— START OF Recorded information —
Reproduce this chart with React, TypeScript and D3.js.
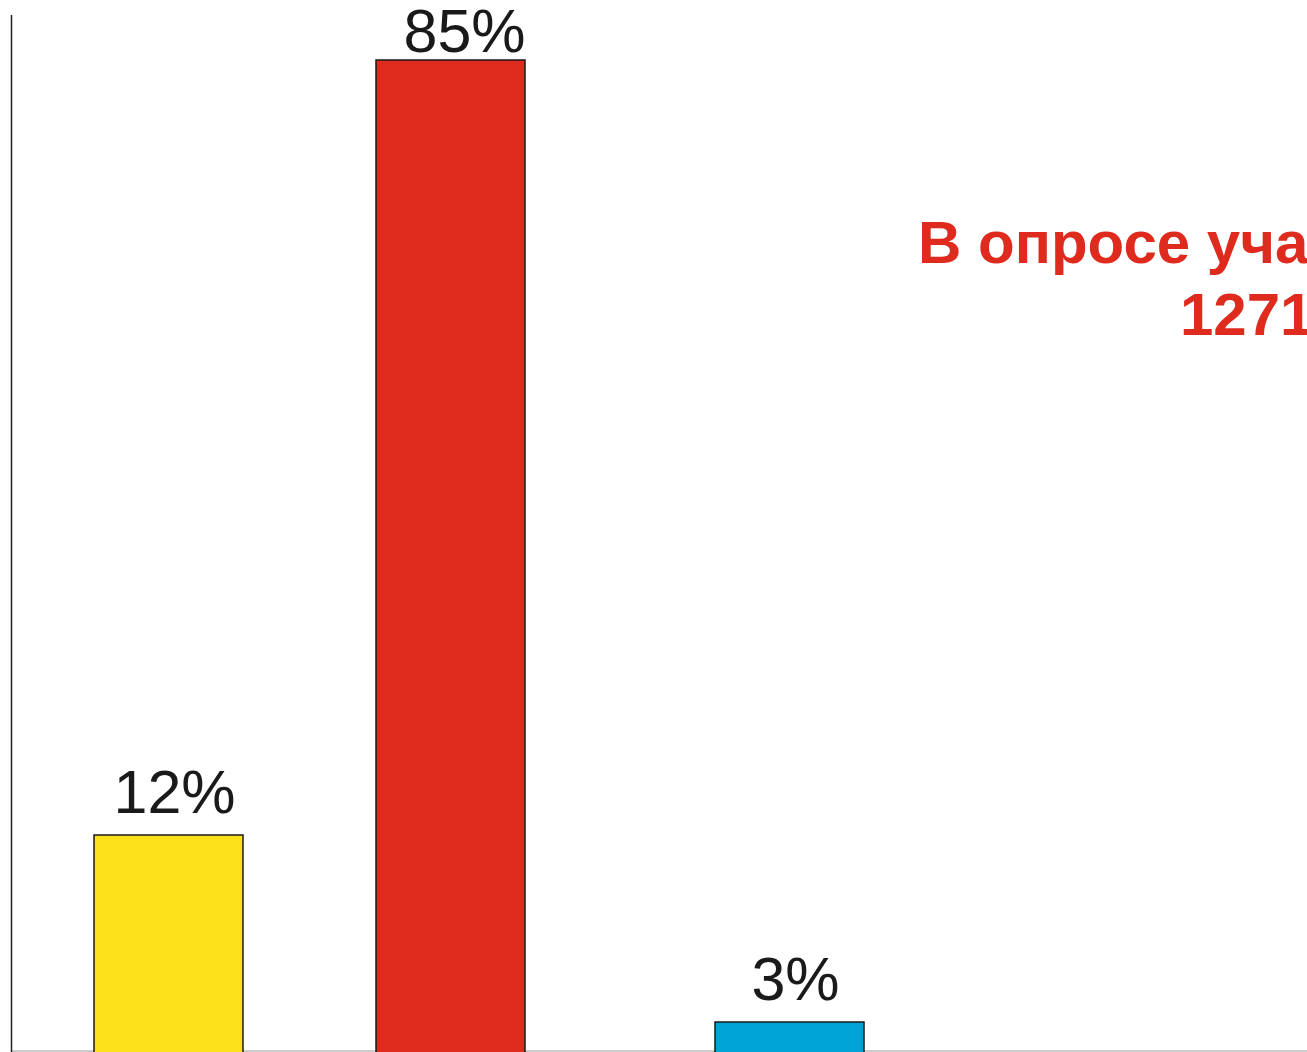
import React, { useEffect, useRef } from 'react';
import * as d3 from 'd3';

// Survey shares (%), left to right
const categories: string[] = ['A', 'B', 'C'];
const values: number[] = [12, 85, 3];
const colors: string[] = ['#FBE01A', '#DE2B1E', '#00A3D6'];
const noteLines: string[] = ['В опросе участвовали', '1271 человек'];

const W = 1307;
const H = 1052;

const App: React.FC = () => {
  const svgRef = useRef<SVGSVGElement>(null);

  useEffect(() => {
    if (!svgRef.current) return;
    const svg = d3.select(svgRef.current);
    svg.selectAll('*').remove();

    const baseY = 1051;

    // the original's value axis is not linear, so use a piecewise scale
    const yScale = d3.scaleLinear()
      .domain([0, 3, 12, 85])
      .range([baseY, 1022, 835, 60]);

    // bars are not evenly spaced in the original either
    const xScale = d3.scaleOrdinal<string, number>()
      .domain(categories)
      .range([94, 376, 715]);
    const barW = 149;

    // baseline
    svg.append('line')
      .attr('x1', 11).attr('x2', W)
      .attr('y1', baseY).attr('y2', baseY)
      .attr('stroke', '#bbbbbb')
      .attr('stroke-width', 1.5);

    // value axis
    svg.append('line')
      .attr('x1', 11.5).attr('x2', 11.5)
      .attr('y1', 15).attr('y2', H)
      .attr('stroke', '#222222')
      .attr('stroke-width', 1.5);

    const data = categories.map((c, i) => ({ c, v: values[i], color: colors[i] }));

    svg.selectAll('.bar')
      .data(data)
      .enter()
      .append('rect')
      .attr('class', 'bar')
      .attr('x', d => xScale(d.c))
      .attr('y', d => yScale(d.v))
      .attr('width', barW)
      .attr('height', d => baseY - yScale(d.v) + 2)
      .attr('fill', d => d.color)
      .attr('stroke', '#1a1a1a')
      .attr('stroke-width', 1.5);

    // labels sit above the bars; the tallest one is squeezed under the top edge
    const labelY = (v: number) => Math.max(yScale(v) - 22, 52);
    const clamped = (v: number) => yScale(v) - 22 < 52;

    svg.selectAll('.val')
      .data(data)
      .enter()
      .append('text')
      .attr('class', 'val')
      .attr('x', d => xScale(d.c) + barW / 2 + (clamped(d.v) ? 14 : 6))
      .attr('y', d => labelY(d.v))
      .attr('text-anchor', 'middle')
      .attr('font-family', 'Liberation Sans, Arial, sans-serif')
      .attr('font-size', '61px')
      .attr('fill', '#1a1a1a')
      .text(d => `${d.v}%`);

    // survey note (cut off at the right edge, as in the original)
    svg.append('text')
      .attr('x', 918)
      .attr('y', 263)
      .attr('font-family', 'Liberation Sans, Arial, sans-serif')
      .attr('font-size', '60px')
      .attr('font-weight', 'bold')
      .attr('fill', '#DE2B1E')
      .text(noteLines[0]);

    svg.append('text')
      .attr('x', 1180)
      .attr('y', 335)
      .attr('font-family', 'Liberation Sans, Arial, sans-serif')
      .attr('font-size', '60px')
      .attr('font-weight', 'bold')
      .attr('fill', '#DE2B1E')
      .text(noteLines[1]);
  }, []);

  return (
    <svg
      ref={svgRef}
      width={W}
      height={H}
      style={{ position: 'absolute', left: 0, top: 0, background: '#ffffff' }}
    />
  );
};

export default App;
— END OF Recorded information —
Prompt
Emit the lines of the material exactly, from its first line to the line containing "import * as d3 from 'd3';", inclusive; leave every picture out.

Answer to this exercise
Reproduce this chart with React, TypeScript and D3.js.
import React, { useEffect, useRef } from 'react';
import * as d3 from 'd3';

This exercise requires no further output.